The Crotchety Old Fan is Steve Davidson, also know as Rimworlder on many SF forums.
Steve maintains the Rim Worlds Concordance project which is devoted to the works of A. Bertram Chandler and his most enduring character – Commodore John Grimes of the Rim Worlds Naval Reserve. Grimes is science fiction’s original ‘Horatio Hornblower of Space’. More information about Chandler, Grimes and the Rim Worlds can be found at www.rimworlds.com.
Steve also maintains a visual index of volume 1, number 1 pulp science fiction magazines on the same website and is a devoted collector of the same.
‘I’m an ‘old’ SF fan, which you can take whichever way you like, as I love the old masters (Heinlein, Clarke, Asimov, E.F. Russell, Piper, Cordwainer Smith) and I’m well beyond the age you’re not supposed to trust anymore’.
This blog is devoted to an investigation of the growing divide between ‘old’ – or ‘classic’ science fiction and the moderan literary genre that is currently sold under the same name.
Steve has also begun writing reviews for www.SFReader.com, expects to be doing the same for www.SFSignal.com, and is contributing various non-fiction pieces to various other websites, all of them concerned with science fiction of one stripe or another.
Early in 2008 he became completely disappointed with the SciFi Channel and created The Classic Science Fiction Channel website that gathers links to public domain radio, television, film and literary properties.
Steve had a successful non-fiction writing career – writing articles and books dealing primarily with the paintball industry (Four books and several hundred articles including editorializing, product reviews, sports reporting, educational and more) – which he has since given up in favor of blogging and fiction. (Leaving the paintball industry after 25 years.) One final book on this subjected is scheduled to be released in early 2009 (A Parent’s Guide To Paintball).

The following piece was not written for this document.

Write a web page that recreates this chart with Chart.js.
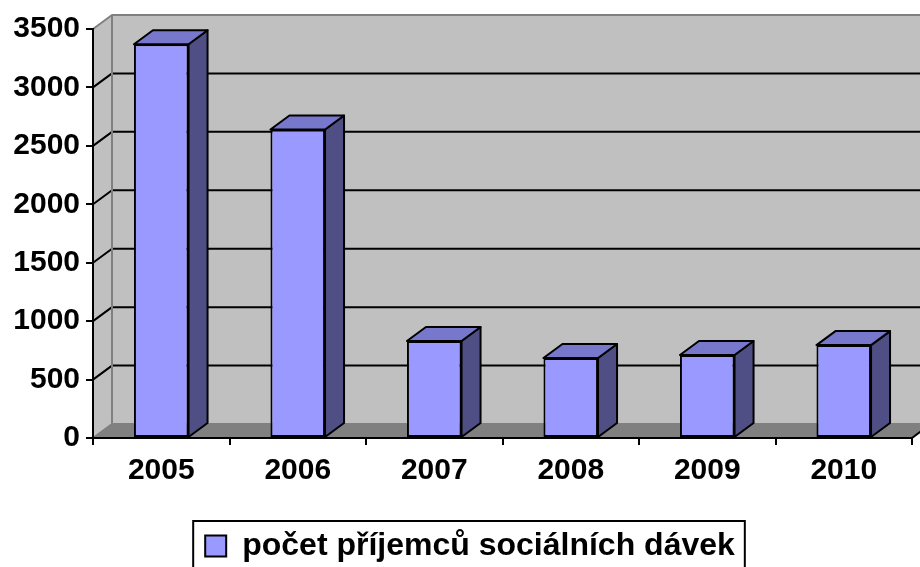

Current work on fiction includes several completed novellettes/novellas curently in submission hell and various chapters of three novels. Freely distributed current work – including several chapters of a science fiction/paintball novel and a pulp/comic book/fairy tale mashup can be found on his website.
Like the blog! I’ve posted a link to it on my blog. 🙂
As for your favorite authors, I must admit, to my shame, that I’ve only ever read Asimov. 😦 Even then I only really liked his short stories and not his novels. Sadly, the only sci-fi I tend to be into these days is Doctor Who and Battlestar Galactica, though I’ve still a weakness for Star Trek and Star Wars. I just find that most other sci-fi tends to really annoy me, especially almost anything broadcast on the Sci-Fi Channel. You know, their one-word-title movies about the monster-of-the-week devouring a small town or whatever. Awful.
Oh, and at first I read Cordwainer Smith as Cordwainer Bird and was about to make a smart-ass reply about how Bird’s writing puts me too much in mind of Harlan Ellison’s. 😉
Tried to email you, got rejected. Anyway, just wanted to do some shameless self-promotion. Cheers.
Does anyone happen to recall the 1950’s short story about a man who had the nevous system of a bat. If I recall it was done surgically to him. He was in a boxing ring and was eluding his boxing challenger with ease…at least that’s in part of the story.